Usa, Il Tea Party cresce: nello Utah ha bloccato la rielezione di un senatore repubblicano

Una manifestazione a Washington di sostenitori del Tea Party

 

Negli Stati Uniti il movimento conservatore Tea Party ha bloccato il tentativo del senatore repubblicano dell’Utah, Bob Bennett, di farsi rieleggere per la quarta volta alle elezioni di medio-termine previste a novembre. 

Alla convenzione del partito repubblicano i suoi due sfidanti, uno dei quali appoggiato dal Tea Party, hanno ricevuto la nomina per vedersela in una primaria il mese prossimo dalla quale uscirà il candidato ufficiale repubblicano alle elezioni di medio termine. 

La sconfitta di Bennett è la prima vittoria del movimento di base che vuole ridurre il ruolo del governo federale e limitare le sue alte spese. Il nome Tea Party è un richiamo allo storico Boston Tea Party del 1773, una protesta dei coloni americani contro il governo britannico, che li tassava senza concedere loro una rappresentanza in parlamento, e che pose le premesse per la Guerra Rivoluzionaria Americana. 

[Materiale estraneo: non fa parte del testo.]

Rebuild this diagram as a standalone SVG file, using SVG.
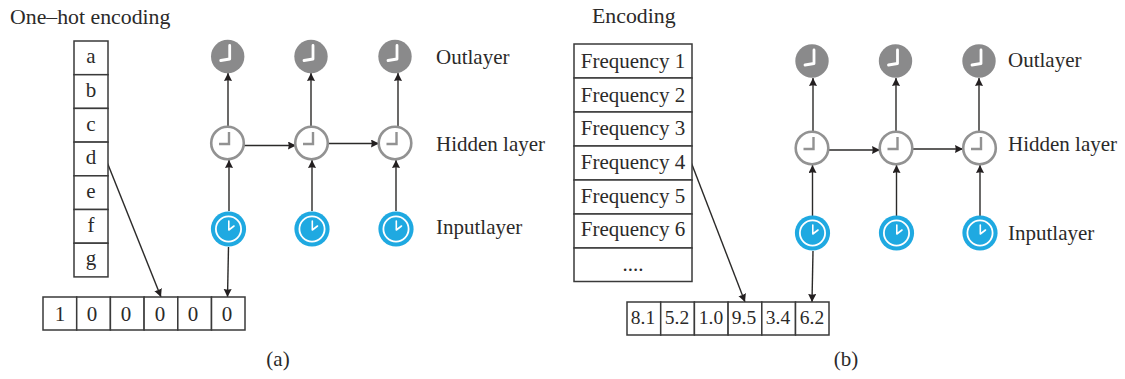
<svg xmlns="http://www.w3.org/2000/svg" xmlns:xlink="http://www.w3.org/1999/xlink" width="1125" height="379" viewBox="0 0 1125 379">
<style>
text{font-family:"Liberation Serif","Times New Roman",serif;font-size:21px;fill:#2b2a29}
.c{text-anchor:middle}
.t{font-size:21.800px}
.n{font-size:19.500px}
.box{fill:#fff;stroke:#3a3a3a;stroke-width:1.5}
.ln{fill:none;stroke:#2b2a29;stroke-width:1.4}
.hand{fill:none;stroke-linecap:round;stroke-linejoin:round}
</style>
<defs>
<marker id="ah" markerUnits="userSpaceOnUse" markerWidth="10" markerHeight="10" refX="8" refY="4" orient="auto"><path d="M0 0L8 4L0 8L0.800 4Z" fill="#231f20"/></marker>
<g id="out"><circle r="16.7" fill="#8a8a8b"/><path class="hand" d="M2-11V2.500L-7 4" stroke="#fff" stroke-width="2.800"/></g>
<g id="hid"><circle r="16.3" fill="#fff" stroke="#929292" stroke-width="2.600"/><path d="M1.500-11V1H-8.500" fill="none" stroke="#929292" stroke-width="2.400"/></g>
<g id="inp"><circle r="17.6" fill="#1fa9e1"/><circle r="12.6" fill="none" stroke="#fff" stroke-width="1.800"/><path class="hand" d="M0.300-8V1L5.500-3" stroke="#fff" stroke-width="1.600"/></g>
</defs>

<g id="connectors">
<path class="ln" marker-end="url(#ah)" d="M228 126V73"/>
<path class="ln" marker-end="url(#ah)" d="M311 126V73"/>
<path class="ln" marker-end="url(#ah)" d="M398 126V73"/>
<path class="ln" marker-end="url(#ah)" d="M244 145.500H296"/>
<path class="ln" marker-end="url(#ah)" d="M328 143.500H379"/>
<path class="ln" marker-end="url(#ah)" d="M229 211V160"/>
<path class="ln" marker-end="url(#ah)" d="M312 211V160"/>
<path class="ln" marker-end="url(#ah)" d="M396 211V160"/>
<path class="ln" marker-end="url(#ah)" d="M105 157L161 297"/>
<path class="ln" marker-end="url(#ah)" d="M228.500 247L227.500 297"/>
<path class="ln" marker-end="url(#ah)" d="M813 131V78"/>
<path class="ln" marker-end="url(#ah)" d="M896 131V78"/>
<path class="ln" marker-end="url(#ah)" d="M979 131V78"/>
<path class="ln" marker-end="url(#ah)" d="M829 150H880"/>
<path class="ln" marker-end="url(#ah)" d="M913 149H963"/>
<path class="ln" marker-end="url(#ah)" d="M812.500 216V165"/>
<path class="ln" marker-end="url(#ah)" d="M896.500 216V165"/>
<path class="ln" marker-end="url(#ah)" d="M980 216V165"/>
<path class="ln" marker-end="url(#ah)" d="M691 162L745 302"/>
<path class="ln" marker-end="url(#ah)" d="M813 251L812 302"/>
</g>

<g id="node-a-title"><text class="t" x="10" y="24">One–hot encoding</text></g>
<g id="node-onehot-column">
<rect class="box" x="74" y="41" width="34" height="33.700"/><text class="c" x="91" y="63">a</text>
<rect class="box" x="74" y="74.700" width="34" height="33.700"/><text class="c" x="91" y="97">b</text>
<rect class="box" x="74" y="108.400" width="34" height="33.700"/><text class="c" x="91" y="131">c</text>
<rect class="box" x="74" y="142.100" width="34" height="33.700"/><text class="c" x="91" y="164">d</text>
<rect class="box" x="74" y="175.800" width="34" height="33.700"/><text class="c" x="91" y="198">e</text>
<rect class="box" x="74" y="209.500" width="34" height="33.700"/><text class="c" x="91" y="232">f</text>
<rect class="box" x="74" y="243.200" width="34" height="33.700"/><text class="c" x="91" y="265">g</text>
</g>
<g id="node-onehot-row">
<rect class="box" x="43" y="297" width="33.700" height="33"/><text class="c" x="60" y="321">1</text>
<rect class="box" x="76.700" y="297" width="33.700" height="33"/><text class="c" x="92" y="321">0</text>
<rect class="box" x="110.400" y="297" width="33.700" height="33"/><text class="c" x="126" y="321">0</text>
<rect class="box" x="144.100" y="297" width="33.700" height="33"/><text class="c" x="160" y="321">0</text>
<rect class="box" x="177.800" y="297" width="33.700" height="33"/><text class="c" x="193" y="321">0</text>
<rect class="box" x="211.500" y="297" width="33.500" height="33"/><text class="c" x="227" y="321">0</text>
</g>
<g id="node-a-out1"><use href="#out" x="227.700" y="56.500"/></g>
<g id="node-a-out2"><use href="#out" x="311" y="56.500"/></g>
<g id="node-a-out3"><use href="#out" x="395" y="56.500"/></g>
<g id="node-a-hid1"><use href="#hid" x="227.500" y="143"/></g>
<g id="node-a-hid2"><use href="#hid" x="311.500" y="143"/></g>
<g id="node-a-hid3"><use href="#hid" x="395" y="143"/></g>
<g id="node-a-inp1"><use href="#inp" x="228.500" y="229"/></g>
<g id="node-a-inp2"><use href="#inp" x="312" y="229"/></g>
<g id="node-a-inp3"><use href="#inp" x="396" y="229"/></g>
<g id="node-a-labels">
<text x="436" y="64">Outlayer</text>
<text x="436" y="151">Hidden layer</text>
<text x="436" y="234">Inputlayer</text>
<text class="c" x="278" y="366">(a)</text>
</g>

<g id="node-b-title"><text class="t" x="592" y="23">Encoding</text></g>
<g id="node-freq-column">
<rect class="box" x="574" y="44" width="118" height="34"/><text class="c" x="633" y="68">Frequency 1</text>
<rect class="box" x="574" y="78" width="118" height="34"/><text class="c" x="633" y="102">Frequency 2</text>
<rect class="box" x="574" y="112" width="118" height="34"/><text class="c" x="633" y="135">Frequency 3</text>
<rect class="box" x="574" y="146" width="118" height="34"/><text class="c" x="633" y="169">Frequency 4</text>
<rect class="box" x="574" y="180" width="118" height="34"/><text class="c" x="633" y="203">Frequency 5</text>
<rect class="box" x="574" y="214" width="118" height="34"/><text class="c" x="633" y="236">Frequency 6</text>
<rect class="box" x="574" y="248" width="118" height="33.500"/><text class="c" x="633" y="271">....</text>
</g>
<g id="node-freq-row">
<rect class="box" x="627" y="302" width="33.700" height="33"/><text class="c n" x="643" y="324">8.1</text>
<rect class="box" x="660.700" y="302" width="33.700" height="33"/><text class="c n" x="677" y="324">5.2</text>
<rect class="box" x="694.400" y="302" width="33.700" height="33"/><text class="c n" x="711" y="324">1.0</text>
<rect class="box" x="728.100" y="302" width="33.700" height="33"/><text class="c n" x="744" y="324">9.5</text>
<rect class="box" x="761.800" y="302" width="33.700" height="33"/><text class="c n" x="778" y="324">3.4</text>
<rect class="box" x="795.500" y="302" width="33.500" height="33"/><text class="c n" x="812" y="324">6.2</text>
</g>
<g id="node-b-out1"><use href="#out" x="812" y="61"/></g>
<g id="node-b-out2"><use href="#out" x="895.500" y="61"/></g>
<g id="node-b-out3"><use href="#out" x="979" y="61"/></g>
<g id="node-b-hid1"><use href="#hid" x="812" y="148"/></g>
<g id="node-b-hid2"><use href="#hid" x="896" y="148"/></g>
<g id="node-b-hid3"><use href="#hid" x="979.500" y="148"/></g>
<g id="node-b-inp1"><use href="#inp" x="812.500" y="233"/></g>
<g id="node-b-inp2"><use href="#inp" x="896.500" y="233"/></g>
<g id="node-b-inp3"><use href="#inp" x="980" y="233"/></g>
<g id="node-b-labels">
<text x="1008" y="67">Outlayer</text>
<text x="1008" y="151">Hidden layer</text>
<text x="1008" y="240">Inputlayer</text>
<text class="c" x="846" y="366">(b)</text>
</g>
</svg>
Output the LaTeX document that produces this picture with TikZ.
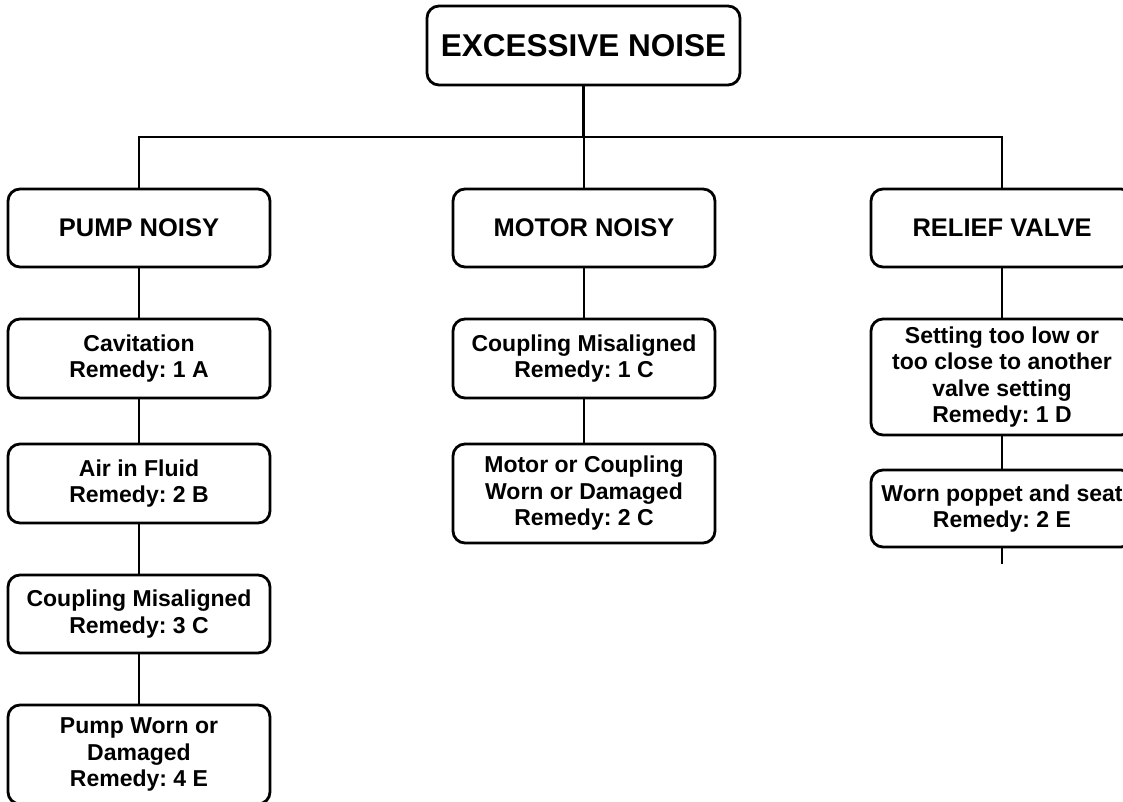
\documentclass[tikz,border=0pt]{standalone}
\usepackage{fontspec}
\setmainfont{Liberation Sans}
\frenchspacing
\begin{document}
\begin{tikzpicture}[x=1pt,y=-1pt,
  box/.style={draw=black, line width=2.8pt, rounded corners=12pt, align=center,
    inner sep=0pt, minimum width=262pt, font=\fontsize{23}{26.5}\selectfont\bfseries},
  headbox/.style={box, minimum height=78pt, font=\fontsize{25.5}{30}\selectfont\bfseries},
  link/.style={line width=2.6pt}]
\useasboundingbox (0,0) rectangle (1123,802);
\node[box, minimum width=313pt, minimum height=79pt, font=\fontsize{31.5}{36}\selectfont\bfseries] (top) at (583.5,45.5) {EXCESSIVE NOISE};
\node[headbox] (pump) at (139,228) {PUMP NOISY};
\node[headbox] (motor) at (584,228) {MOTOR NOISY};
\node[headbox] (relief) at (1002,228) {RELIEF VALVE};
\node[box, minimum height=79pt] (cav) at (139,358.5) {Cavitation\\Remedy: 1 A};
\node[box, minimum height=79pt] (air) at (139,483.5) {Air in Fluid\\Remedy: 2 B};
\node[box, minimum height=78pt] (coup3) at (139,614) {Coupling Misaligned\\Remedy: 3 C};
\node[box, minimum height=99pt] (pworn) at (139,754.5) {Pump Worn or\\Damaged\\Remedy: 4 E};
\node[box, minimum height=79pt] (mcoup) at (584,358.5) {Coupling Misaligned\\Remedy: 1 C};
\node[box, minimum height=99pt] (mworn) at (584,493.5) {Motor or Coupling\\Worn or Damaged\\Remedy: 2 C};
\node[box, minimum height=116pt] (set) at (1002,377) {Setting too low or\\too close to another\\valve setting\\Remedy: 1 D};
\node[box, minimum height=77pt] (poppet) at (1002,508.5) {Worn poppet and seat\\Remedy: 2 E};
\coordinate (bus) at (583.5,137);
\coordinate (stub) at (1002,564);
\draw[link] (top.south) -- (bus);
\draw[link] (pump.north) -- (pump.north |- bus) -- (relief.north |- bus) -- (relief.north);
\draw[link] (motor.north) -- (motor.north |- bus);
\draw[link] (pump) -- (cav);
\draw[link] (cav) -- (air);
\draw[link] (air) -- (coup3);
\draw[link] (coup3) -- (pworn);
\draw[link] (motor) -- (mcoup);
\draw[link] (mcoup) -- (mworn);
\draw[link] (relief) -- (set);
\draw[link] (set) -- (poppet);
\draw[link] (poppet) -- (stub);
\end{tikzpicture}
\end{document}
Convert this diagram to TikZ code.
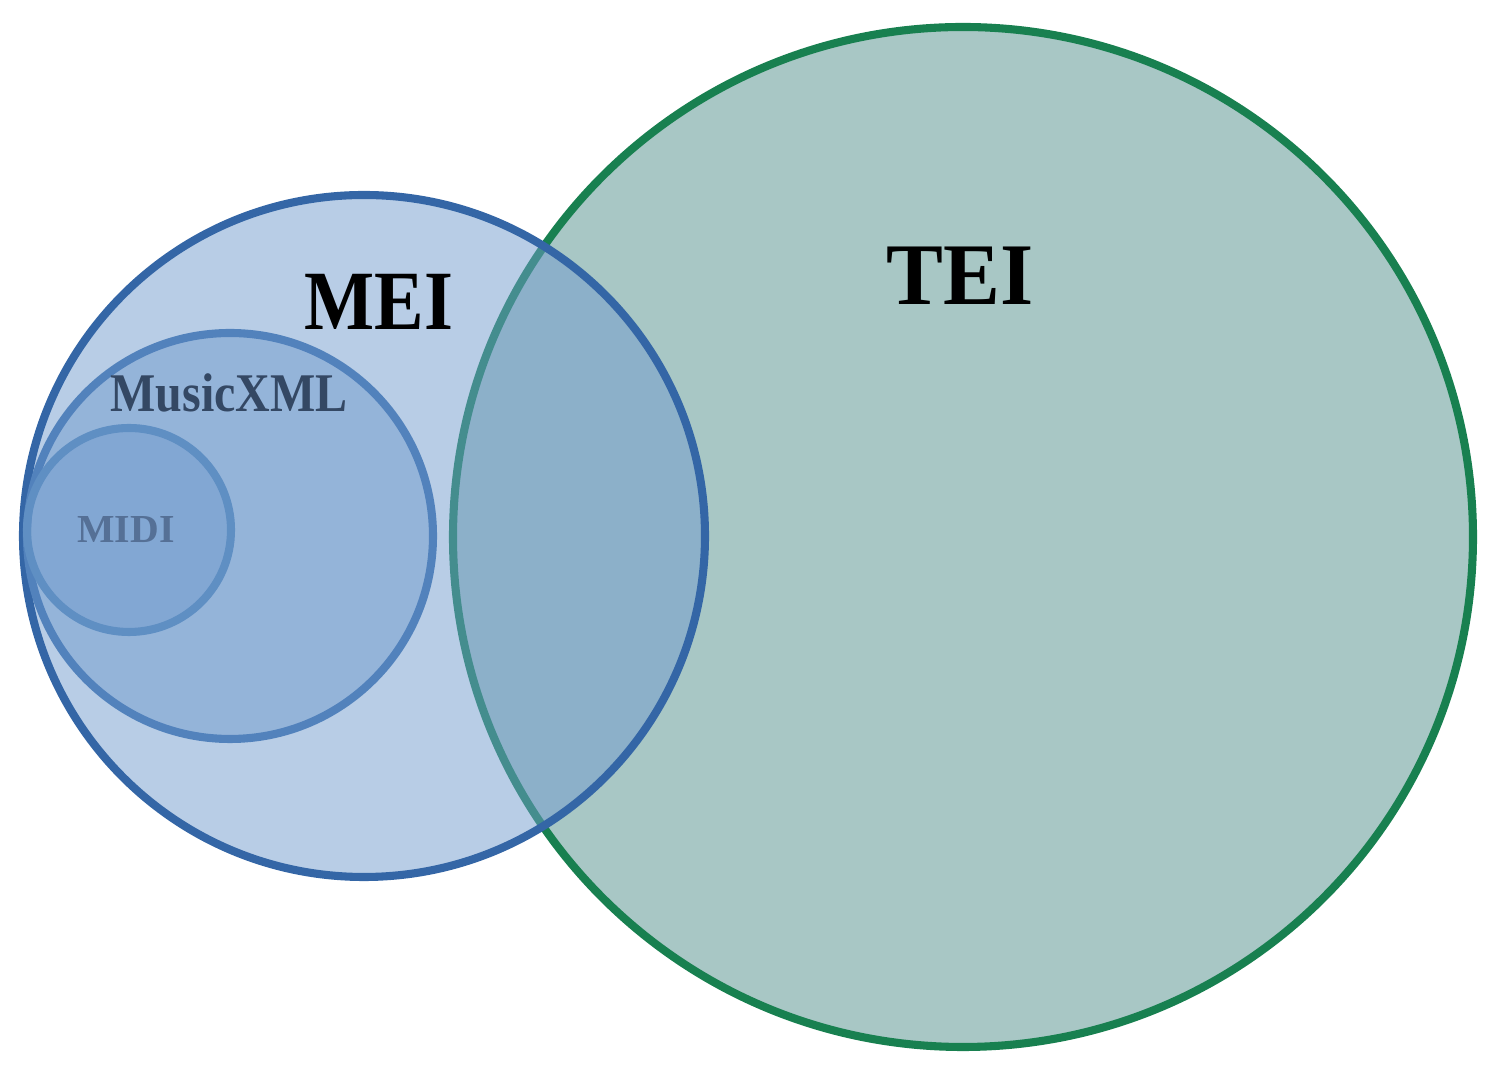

All’inizio il movimento  era stato trattato con ironia, sufficienza e anche un po’ di altezzoso disprezzo da destra e sinistra, fino a quando qualcuno, New York Times incluso, si è accorto che non erano poi tutti scemi, anzi corrispondevano a un quadro demografico, culturale e di reddito medio alto. Mentre quelli chic se ne accorgevano, il Tea Party ha visto crescere il proprio peso politico, al punto che, pochi mesi dopo essere stato snobbato per una manifestazione nazionale mezzo abortita, il movimento si è rivelato in grado di condizionare la scelta di un candidato a senatore. 

In Italia l’unico che lo ha capito finora è stato Berlusconi, anche se le sue promesse di ridurre le tasse  si sono rivelate vane a causa della crisi generale e della situazione specifica italiana. Così, se sull’altare del fiscalismo esasperato la sinistra ci ha perso invece qualche milione di voti, la destra e Berlusconi in particolare hanno perso un bel pezzo di credibilità. 

In America la situazione è ancor più complicata, perché quando Bill Clinton lasciò la Casa Bianca lasciò anche un bilancio federale in buona salute. Furono proprio i tagli alle tasse dei redditi più alti fatti da George Bush e le altissime spese belliche a fare schizzare alle stelle il deficit del bilancio degli Usa. Poi arrivò la crisi, che mise in difficoltà le grandi banche americane, al cui colpevole comportamento nel gioco delle speculazioni incrociate va attribuita una importante responsabilità nell’innesco della recessione. Bush non trovò di meglio che inventarsi un sistema di aiuti per cui le banche e le istituzioni finanziarie private si ritrovarono le casse piene di denaro pubblico a costo zero. 

Proprio per questo Bennett è stato preso di mira dai sostenitori del Tea Party: per l’appoggio dato al Troubled Assets Relief Program (Tarp), il complesso di iniziative finanziarie federali per combattere la recessione e il temuto meltdown delle banche e di Wall street durante la crisi economica. Non tutto quel che sembra di desra, in America, è appoggiato dalla destra: il comune cittadino, anche se conservatore, è comunque in guardia contro le prepotenze del grande capitale, come e più della sinistra. 

I due candidati che si fronteggeranno nella primaria di giugno, l’uomo d’affari Tim Bridgewater, e l’avvocato Mike Lee, sostenuto dal Tea Party, sostengono entrambi che sono più capaci di arginare le spese governative del senatore Bennett.